■ **Stored data**:
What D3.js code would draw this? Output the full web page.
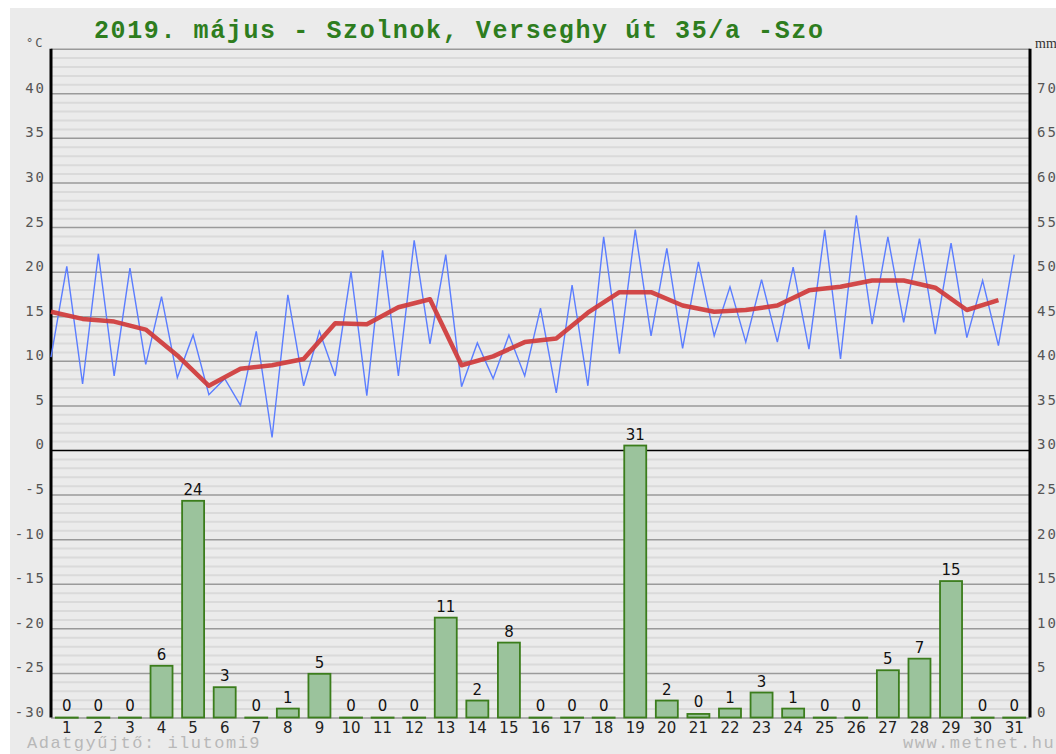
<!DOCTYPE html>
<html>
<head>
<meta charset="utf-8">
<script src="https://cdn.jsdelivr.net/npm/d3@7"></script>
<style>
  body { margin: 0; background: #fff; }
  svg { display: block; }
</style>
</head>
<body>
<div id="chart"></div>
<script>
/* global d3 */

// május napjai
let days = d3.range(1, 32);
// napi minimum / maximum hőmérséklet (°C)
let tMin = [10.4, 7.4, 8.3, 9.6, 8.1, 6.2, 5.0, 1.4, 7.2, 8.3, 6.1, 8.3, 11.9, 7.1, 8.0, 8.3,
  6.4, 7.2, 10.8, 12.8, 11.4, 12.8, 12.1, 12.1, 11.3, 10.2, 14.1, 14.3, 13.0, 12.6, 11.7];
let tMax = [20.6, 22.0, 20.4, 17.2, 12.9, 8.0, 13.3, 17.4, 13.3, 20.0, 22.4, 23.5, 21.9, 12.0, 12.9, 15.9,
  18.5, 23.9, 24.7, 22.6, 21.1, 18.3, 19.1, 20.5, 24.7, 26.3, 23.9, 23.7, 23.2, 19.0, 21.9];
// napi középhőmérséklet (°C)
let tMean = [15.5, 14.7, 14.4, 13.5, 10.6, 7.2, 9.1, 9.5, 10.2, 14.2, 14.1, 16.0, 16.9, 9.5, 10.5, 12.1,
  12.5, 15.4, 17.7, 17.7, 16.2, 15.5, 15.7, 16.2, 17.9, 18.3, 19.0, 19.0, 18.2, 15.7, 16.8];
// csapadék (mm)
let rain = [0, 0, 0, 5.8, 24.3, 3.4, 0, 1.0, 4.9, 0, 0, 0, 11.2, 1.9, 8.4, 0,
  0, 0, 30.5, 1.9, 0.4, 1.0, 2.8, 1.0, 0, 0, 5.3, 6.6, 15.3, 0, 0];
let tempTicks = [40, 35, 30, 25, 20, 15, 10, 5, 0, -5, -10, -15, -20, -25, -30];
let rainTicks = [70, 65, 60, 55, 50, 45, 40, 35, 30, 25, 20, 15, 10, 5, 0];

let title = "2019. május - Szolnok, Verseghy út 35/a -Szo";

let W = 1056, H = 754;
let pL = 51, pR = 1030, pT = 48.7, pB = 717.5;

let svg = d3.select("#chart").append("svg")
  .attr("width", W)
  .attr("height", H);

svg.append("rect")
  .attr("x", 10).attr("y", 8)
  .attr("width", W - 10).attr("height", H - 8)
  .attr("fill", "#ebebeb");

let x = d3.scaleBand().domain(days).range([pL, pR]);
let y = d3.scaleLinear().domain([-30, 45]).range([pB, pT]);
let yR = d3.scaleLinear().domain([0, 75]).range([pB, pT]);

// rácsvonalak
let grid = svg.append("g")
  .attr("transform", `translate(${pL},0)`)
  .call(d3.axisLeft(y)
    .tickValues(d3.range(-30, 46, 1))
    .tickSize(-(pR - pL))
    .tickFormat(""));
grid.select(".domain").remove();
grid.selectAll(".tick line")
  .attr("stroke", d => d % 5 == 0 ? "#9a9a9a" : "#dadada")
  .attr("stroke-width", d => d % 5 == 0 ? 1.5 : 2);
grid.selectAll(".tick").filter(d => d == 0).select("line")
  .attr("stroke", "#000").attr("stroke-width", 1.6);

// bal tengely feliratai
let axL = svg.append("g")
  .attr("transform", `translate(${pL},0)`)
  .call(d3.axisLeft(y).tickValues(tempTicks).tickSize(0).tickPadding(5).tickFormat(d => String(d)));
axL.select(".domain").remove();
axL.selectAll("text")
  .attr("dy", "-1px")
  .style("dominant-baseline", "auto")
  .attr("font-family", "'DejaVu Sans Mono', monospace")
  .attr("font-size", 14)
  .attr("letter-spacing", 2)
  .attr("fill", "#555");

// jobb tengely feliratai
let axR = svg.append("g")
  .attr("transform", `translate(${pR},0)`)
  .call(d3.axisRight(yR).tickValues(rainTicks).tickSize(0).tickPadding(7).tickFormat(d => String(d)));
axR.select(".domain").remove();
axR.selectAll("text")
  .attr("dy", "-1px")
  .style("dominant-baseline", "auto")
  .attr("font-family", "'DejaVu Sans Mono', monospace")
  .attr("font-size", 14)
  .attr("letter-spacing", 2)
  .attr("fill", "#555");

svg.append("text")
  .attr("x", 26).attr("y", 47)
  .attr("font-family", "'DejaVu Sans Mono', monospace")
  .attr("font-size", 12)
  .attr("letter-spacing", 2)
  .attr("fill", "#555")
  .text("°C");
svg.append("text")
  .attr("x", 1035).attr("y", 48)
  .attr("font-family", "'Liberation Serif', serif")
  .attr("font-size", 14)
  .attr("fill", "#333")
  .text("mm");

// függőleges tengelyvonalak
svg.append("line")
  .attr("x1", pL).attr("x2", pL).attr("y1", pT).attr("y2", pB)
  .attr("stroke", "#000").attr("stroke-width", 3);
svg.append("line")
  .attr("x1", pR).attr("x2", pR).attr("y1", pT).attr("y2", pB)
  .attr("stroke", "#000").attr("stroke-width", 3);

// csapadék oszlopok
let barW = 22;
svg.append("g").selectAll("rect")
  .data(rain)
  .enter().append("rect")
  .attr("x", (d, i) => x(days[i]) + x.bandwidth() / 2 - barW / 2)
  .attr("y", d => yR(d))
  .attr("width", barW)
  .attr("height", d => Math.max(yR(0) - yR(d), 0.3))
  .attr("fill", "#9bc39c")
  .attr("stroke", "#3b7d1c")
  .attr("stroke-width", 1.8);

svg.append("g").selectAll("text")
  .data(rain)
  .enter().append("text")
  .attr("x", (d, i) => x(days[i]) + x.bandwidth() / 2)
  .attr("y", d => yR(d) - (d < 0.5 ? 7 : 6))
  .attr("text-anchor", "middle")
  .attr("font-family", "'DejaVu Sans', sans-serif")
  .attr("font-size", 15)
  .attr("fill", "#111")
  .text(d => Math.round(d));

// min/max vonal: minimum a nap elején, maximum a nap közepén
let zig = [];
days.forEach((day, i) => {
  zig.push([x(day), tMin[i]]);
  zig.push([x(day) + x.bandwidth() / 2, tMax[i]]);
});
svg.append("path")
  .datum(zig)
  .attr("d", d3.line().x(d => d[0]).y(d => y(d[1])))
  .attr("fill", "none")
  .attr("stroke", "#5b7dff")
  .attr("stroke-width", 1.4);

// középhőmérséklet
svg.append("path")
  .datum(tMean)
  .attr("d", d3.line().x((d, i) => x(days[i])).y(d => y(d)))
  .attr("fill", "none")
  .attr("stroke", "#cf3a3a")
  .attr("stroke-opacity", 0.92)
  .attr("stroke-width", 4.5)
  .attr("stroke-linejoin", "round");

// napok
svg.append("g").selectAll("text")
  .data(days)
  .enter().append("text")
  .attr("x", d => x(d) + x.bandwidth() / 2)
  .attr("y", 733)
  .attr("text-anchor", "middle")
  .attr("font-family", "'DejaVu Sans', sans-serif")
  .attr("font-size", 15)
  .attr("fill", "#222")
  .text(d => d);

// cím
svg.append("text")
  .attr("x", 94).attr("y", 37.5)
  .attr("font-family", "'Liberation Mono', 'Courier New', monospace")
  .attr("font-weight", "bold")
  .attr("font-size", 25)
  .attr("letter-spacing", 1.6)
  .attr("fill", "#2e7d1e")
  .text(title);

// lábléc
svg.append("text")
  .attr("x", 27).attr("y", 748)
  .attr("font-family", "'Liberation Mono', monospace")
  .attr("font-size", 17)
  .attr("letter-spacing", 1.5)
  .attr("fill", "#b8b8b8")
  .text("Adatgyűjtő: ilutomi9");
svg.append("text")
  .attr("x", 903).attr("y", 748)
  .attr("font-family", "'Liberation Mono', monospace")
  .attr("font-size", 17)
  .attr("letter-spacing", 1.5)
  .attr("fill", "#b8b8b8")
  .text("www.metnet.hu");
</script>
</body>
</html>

■ **Exercise details**: Repeat the listing above exactly from its first line to the line containing "global d3 */", both included, and omit the pictures.

■ **Response**:
What D3.js code would draw this? Output the full web page.
<!DOCTYPE html>
<html>
<head>
<meta charset="utf-8">
<script src="https://cdn.jsdelivr.net/npm/d3@7"></script>
<style>
  body { margin: 0; background: #fff; }
  svg { display: block; }
</style>
</head>
<body>
<div id="chart"></div>
<script>
/* global d3 */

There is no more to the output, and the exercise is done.